■ DATASET CONTENT:
-- begin --

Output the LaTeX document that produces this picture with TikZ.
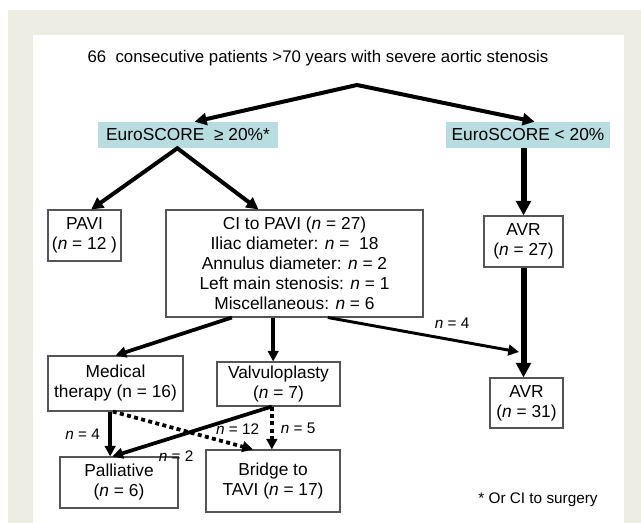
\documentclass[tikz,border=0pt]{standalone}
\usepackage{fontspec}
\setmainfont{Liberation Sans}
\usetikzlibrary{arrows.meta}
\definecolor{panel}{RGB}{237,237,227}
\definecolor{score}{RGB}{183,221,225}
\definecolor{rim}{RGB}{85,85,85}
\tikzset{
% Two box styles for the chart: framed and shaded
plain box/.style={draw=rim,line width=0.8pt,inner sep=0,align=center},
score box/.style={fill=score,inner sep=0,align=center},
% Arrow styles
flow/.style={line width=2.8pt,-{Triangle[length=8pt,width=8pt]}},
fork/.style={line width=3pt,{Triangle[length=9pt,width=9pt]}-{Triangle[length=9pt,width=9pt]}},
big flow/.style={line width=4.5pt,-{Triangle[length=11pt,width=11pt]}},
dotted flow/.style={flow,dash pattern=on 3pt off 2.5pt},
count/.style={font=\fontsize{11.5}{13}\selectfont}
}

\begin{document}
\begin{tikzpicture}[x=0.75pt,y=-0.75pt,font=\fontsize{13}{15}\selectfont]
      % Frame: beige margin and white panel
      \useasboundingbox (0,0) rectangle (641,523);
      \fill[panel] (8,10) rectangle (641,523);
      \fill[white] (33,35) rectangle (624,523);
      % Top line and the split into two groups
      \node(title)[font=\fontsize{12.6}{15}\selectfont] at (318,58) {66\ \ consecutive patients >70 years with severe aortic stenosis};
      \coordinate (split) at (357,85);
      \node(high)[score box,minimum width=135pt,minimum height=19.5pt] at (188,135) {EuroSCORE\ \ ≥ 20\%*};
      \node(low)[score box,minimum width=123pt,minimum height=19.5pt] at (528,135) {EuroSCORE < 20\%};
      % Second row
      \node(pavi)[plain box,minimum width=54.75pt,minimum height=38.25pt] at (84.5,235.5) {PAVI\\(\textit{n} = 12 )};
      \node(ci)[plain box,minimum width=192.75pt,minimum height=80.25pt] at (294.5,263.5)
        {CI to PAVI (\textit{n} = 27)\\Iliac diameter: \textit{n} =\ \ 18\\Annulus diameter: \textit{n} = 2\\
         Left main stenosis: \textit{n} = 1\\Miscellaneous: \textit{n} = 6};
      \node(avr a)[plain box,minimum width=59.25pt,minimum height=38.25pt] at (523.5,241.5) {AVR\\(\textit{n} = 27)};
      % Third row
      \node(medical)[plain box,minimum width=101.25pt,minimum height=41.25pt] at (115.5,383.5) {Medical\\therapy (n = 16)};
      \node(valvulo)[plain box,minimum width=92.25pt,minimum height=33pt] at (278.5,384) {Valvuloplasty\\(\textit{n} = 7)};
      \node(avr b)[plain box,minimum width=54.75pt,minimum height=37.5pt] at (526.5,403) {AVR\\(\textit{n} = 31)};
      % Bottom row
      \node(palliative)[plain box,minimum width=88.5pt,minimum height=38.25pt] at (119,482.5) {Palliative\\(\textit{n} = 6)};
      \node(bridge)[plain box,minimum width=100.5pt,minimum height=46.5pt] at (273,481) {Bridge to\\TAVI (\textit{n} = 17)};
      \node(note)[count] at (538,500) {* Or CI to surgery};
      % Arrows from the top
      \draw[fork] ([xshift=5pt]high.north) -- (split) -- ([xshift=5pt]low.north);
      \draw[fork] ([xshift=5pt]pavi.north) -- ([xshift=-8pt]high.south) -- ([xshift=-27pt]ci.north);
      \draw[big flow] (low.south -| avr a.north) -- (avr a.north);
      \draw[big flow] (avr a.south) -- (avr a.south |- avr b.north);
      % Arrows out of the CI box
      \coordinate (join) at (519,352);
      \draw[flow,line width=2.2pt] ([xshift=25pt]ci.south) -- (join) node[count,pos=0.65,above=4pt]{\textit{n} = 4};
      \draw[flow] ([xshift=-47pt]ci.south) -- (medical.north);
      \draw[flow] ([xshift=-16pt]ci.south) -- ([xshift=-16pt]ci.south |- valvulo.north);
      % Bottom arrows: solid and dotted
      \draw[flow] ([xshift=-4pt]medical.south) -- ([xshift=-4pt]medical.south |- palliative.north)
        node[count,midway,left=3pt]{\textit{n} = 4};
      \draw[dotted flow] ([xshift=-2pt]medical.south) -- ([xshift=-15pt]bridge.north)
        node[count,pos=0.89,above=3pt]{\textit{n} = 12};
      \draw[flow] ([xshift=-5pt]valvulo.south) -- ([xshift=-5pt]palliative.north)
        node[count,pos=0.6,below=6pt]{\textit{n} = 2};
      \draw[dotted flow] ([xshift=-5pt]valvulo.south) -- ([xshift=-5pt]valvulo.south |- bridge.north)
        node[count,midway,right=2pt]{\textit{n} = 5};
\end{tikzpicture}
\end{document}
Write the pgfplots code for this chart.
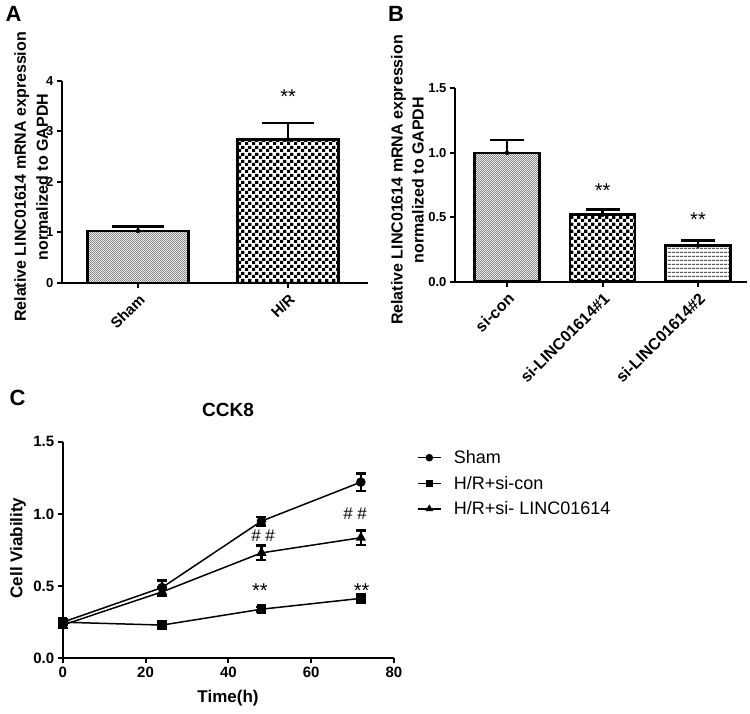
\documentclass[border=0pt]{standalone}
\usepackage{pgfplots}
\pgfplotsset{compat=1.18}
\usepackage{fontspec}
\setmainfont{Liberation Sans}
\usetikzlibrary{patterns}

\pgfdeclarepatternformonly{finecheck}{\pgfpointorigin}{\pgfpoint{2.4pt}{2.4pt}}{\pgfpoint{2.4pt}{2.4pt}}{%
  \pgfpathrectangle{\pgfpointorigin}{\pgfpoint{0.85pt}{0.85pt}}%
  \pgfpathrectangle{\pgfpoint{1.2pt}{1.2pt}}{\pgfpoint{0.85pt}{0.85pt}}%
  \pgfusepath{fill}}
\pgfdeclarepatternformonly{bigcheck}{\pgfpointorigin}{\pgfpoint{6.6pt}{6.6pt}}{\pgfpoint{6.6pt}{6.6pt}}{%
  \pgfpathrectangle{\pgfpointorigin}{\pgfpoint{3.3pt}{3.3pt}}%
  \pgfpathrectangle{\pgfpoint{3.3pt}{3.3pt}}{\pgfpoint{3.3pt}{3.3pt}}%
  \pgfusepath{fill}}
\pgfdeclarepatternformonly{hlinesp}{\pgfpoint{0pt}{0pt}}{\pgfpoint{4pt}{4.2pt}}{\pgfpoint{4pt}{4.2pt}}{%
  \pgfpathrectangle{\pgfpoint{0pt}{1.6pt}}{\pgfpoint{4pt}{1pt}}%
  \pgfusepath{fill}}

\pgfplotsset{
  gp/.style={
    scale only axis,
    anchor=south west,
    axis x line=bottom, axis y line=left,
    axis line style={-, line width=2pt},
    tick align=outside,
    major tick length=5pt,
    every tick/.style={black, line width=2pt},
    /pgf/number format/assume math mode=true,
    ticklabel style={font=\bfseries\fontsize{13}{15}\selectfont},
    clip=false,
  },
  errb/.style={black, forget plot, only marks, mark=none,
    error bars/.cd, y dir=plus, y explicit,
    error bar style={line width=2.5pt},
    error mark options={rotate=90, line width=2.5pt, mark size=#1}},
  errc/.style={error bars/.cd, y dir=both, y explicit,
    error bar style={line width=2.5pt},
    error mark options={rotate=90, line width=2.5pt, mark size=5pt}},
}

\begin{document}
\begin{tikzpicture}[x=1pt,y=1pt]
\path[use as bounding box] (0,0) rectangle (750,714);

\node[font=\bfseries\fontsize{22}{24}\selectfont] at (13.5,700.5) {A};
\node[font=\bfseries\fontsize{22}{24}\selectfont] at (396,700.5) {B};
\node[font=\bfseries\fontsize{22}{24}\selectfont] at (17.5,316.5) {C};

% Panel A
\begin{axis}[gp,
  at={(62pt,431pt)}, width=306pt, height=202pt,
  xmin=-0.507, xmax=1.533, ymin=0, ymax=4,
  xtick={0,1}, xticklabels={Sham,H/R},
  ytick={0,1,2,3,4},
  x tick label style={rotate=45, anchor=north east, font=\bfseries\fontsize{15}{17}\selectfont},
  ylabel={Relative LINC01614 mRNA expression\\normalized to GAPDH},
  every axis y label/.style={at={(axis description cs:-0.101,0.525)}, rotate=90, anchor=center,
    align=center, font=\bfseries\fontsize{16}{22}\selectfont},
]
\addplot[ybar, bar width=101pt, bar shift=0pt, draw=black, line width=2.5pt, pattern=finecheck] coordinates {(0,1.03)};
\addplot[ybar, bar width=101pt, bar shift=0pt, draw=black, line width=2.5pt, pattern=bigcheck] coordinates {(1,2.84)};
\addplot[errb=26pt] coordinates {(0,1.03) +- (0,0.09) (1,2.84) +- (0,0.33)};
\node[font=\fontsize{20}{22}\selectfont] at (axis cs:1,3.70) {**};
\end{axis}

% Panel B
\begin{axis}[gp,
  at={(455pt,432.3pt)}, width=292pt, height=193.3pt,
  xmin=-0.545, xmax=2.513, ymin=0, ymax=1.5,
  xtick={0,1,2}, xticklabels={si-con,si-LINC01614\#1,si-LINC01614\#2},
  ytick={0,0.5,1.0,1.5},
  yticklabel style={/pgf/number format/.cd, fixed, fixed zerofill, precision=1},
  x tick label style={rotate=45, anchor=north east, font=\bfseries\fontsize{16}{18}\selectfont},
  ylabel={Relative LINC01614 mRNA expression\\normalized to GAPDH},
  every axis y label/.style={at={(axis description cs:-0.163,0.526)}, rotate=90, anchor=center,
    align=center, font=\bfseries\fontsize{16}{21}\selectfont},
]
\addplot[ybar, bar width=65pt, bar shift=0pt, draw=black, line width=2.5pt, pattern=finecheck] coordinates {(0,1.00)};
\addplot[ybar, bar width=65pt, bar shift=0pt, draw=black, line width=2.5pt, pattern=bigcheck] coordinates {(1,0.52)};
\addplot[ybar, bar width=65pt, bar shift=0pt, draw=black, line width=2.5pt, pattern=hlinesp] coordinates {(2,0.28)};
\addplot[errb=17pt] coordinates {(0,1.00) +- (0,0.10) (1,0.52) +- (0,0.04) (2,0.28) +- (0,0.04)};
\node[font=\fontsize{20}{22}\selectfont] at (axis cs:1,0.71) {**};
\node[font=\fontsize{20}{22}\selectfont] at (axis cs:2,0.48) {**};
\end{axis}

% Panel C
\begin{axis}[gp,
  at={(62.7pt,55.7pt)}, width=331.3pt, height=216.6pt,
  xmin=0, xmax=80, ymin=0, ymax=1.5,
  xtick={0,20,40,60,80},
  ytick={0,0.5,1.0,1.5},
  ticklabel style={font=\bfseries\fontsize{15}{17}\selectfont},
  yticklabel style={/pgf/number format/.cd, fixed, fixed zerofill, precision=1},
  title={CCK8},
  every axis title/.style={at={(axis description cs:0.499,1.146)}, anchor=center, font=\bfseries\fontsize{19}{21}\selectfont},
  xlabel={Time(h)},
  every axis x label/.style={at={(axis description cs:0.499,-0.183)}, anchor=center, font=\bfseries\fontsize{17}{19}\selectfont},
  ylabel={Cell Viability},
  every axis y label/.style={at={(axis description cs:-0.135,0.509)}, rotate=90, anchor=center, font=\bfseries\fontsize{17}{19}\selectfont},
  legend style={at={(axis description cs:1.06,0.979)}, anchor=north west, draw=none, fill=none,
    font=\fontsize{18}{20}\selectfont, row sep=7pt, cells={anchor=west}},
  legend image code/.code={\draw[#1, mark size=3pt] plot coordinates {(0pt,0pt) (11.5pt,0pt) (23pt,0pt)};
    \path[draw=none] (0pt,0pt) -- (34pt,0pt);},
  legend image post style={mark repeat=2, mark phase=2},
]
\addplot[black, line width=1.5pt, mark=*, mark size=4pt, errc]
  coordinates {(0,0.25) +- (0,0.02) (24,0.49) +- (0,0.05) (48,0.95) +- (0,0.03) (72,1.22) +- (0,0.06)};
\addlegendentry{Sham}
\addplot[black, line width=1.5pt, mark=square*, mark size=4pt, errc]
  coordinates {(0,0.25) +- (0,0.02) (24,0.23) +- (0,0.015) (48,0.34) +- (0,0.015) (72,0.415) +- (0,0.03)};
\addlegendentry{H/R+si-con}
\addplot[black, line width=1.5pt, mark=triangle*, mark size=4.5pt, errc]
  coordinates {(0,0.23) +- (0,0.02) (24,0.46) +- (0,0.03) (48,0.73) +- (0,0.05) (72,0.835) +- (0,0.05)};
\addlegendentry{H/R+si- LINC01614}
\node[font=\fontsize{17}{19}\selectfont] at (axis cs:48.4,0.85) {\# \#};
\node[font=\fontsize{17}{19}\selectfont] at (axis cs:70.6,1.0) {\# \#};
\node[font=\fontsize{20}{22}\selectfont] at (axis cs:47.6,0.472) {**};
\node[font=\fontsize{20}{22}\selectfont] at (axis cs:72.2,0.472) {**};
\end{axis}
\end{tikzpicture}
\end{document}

-- end --

■ REQUIRED TASK: Scan the material above. Return every line containing the string "with".

■ COMPLETE RESPONSE:
Output the LaTeX document that produces this picture with TikZ.
      \node(title)[font=\fontsize{12.6}{15}\selectfont] at (318,58) {66\ \ consecutive patients >70 years with severe aortic stenosis};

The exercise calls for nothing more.